Problem to solve — Word for word, print each line of the listing below; pictures stay out.

Information supplied —
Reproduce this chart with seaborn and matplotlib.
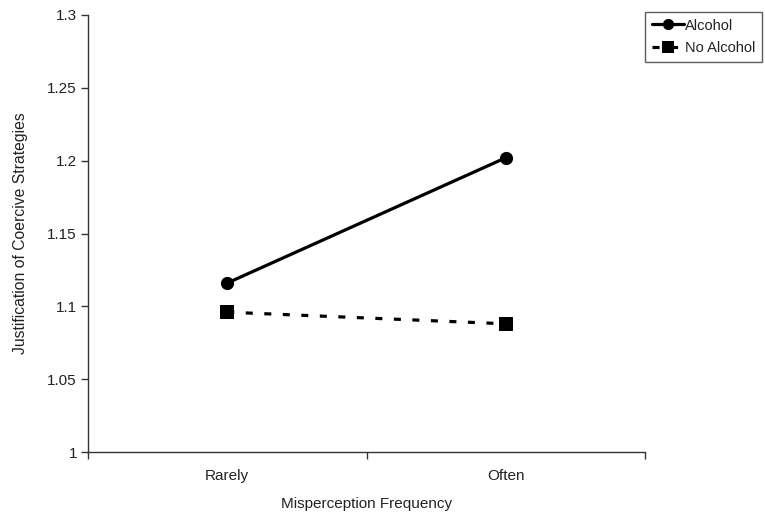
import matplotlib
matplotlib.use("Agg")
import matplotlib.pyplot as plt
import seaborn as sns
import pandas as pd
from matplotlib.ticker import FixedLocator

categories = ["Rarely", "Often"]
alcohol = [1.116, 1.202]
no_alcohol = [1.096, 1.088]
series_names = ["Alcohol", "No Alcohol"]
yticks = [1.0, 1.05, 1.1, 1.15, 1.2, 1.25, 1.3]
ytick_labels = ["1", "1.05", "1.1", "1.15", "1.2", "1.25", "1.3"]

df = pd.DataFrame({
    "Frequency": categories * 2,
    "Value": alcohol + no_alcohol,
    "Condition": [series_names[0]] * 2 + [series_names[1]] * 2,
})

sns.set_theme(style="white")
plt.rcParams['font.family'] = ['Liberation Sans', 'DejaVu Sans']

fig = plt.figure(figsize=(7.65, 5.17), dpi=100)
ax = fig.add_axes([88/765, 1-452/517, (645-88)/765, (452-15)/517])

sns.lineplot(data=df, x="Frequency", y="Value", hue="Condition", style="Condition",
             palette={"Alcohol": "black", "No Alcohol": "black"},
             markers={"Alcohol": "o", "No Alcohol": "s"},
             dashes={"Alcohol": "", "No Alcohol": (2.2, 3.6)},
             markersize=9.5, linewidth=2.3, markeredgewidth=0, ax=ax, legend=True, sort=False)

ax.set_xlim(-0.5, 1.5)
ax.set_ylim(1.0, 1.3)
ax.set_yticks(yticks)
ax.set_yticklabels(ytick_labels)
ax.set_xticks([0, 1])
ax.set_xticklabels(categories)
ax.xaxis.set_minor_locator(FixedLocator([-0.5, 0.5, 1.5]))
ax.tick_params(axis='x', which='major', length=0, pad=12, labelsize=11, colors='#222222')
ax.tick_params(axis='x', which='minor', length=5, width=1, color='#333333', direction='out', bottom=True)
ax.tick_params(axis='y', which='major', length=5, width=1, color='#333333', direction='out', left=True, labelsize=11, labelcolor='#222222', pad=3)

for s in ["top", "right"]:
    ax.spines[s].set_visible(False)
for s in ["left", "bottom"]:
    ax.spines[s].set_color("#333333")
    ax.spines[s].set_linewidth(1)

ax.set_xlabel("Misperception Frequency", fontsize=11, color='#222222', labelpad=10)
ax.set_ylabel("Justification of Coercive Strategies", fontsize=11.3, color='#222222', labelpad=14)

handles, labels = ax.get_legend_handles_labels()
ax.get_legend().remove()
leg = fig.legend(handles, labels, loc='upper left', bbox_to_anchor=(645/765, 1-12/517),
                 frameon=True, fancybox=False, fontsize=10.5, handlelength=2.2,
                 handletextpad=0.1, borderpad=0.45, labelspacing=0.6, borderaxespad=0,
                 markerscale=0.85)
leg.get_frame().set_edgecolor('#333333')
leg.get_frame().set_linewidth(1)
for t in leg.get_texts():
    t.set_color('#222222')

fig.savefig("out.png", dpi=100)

Problem solution —
Reproduce this chart with seaborn and matplotlib.
import matplotlib
matplotlib.use("Agg")
import matplotlib.pyplot as plt
import seaborn as sns
import pandas as pd
from matplotlib.ticker import FixedLocator

categories = ["Rarely", "Often"]
alcohol = [1.116, 1.202]
no_alcohol = [1.096, 1.088]
series_names = ["Alcohol", "No Alcohol"]
yticks = [1.0, 1.05, 1.1, 1.15, 1.2, 1.25, 1.3]
ytick_labels = ["1", "1.05", "1.1", "1.15", "1.2", "1.25", "1.3"]

df = pd.DataFrame({
    "Frequency": categories * 2,
    "Value": alcohol + no_alcohol,
    "Condition": [series_names[0]] * 2 + [series_names[1]] * 2,
})

sns.set_theme(style="white")
plt.rcParams['font.family'] = ['Liberation Sans', 'DejaVu Sans']

fig = plt.figure(figsize=(7.65, 5.17), dpi=100)
ax = fig.add_axes([88/765, 1-452/517, (645-88)/765, (452-15)/517])

sns.lineplot(data=df, x="Frequency", y="Value", hue="Condition", style="Condition",
             palette={"Alcohol": "black", "No Alcohol": "black"},
             markers={"Alcohol": "o", "No Alcohol": "s"},
             dashes={"Alcohol": "", "No Alcohol": (2.2, 3.6)},
             markersize=9.5, linewidth=2.3, markeredgewidth=0, ax=ax, legend=True, sort=False)

ax.set_xlim(-0.5, 1.5)
ax.set_ylim(1.0, 1.3)
ax.set_yticks(yticks)
ax.set_yticklabels(ytick_labels)
ax.set_xticks([0, 1])
ax.set_xticklabels(categories)
ax.xaxis.set_minor_locator(FixedLocator([-0.5, 0.5, 1.5]))
ax.tick_params(axis='x', which='major', length=0, pad=12, labelsize=11, colors='#222222')
ax.tick_params(axis='x', which='minor', length=5, width=1, color='#333333', direction='out', bottom=True)
ax.tick_params(axis='y', which='major', length=5, width=1, color='#333333', direction='out', left=True, labelsize=11, labelcolor='#222222', pad=3)

for s in ["top", "right"]:
    ax.spines[s].set_visible(False)
for s in ["left", "bottom"]:
    ax.spines[s].set_color("#333333")
    ax.spines[s].set_linewidth(1)

ax.set_xlabel("Misperception Frequency", fontsize=11, color='#222222', labelpad=10)
ax.set_ylabel("Justification of Coercive Strategies", fontsize=11.3, color='#222222', labelpad=14)

handles, labels = ax.get_legend_handles_labels()
ax.get_legend().remove()
leg = fig.legend(handles, labels, loc='upper left', bbox_to_anchor=(645/765, 1-12/517),
                 frameon=True, fancybox=False, fontsize=10.5, handlelength=2.2,
                 handletextpad=0.1, borderpad=0.45, labelspacing=0.6, borderaxespad=0,
                 markerscale=0.85)
leg.get_frame().set_edgecolor('#333333')
leg.get_frame().set_linewidth(1)
for t in leg.get_texts():
    t.set_color('#222222')

fig.savefig("out.png", dpi=100)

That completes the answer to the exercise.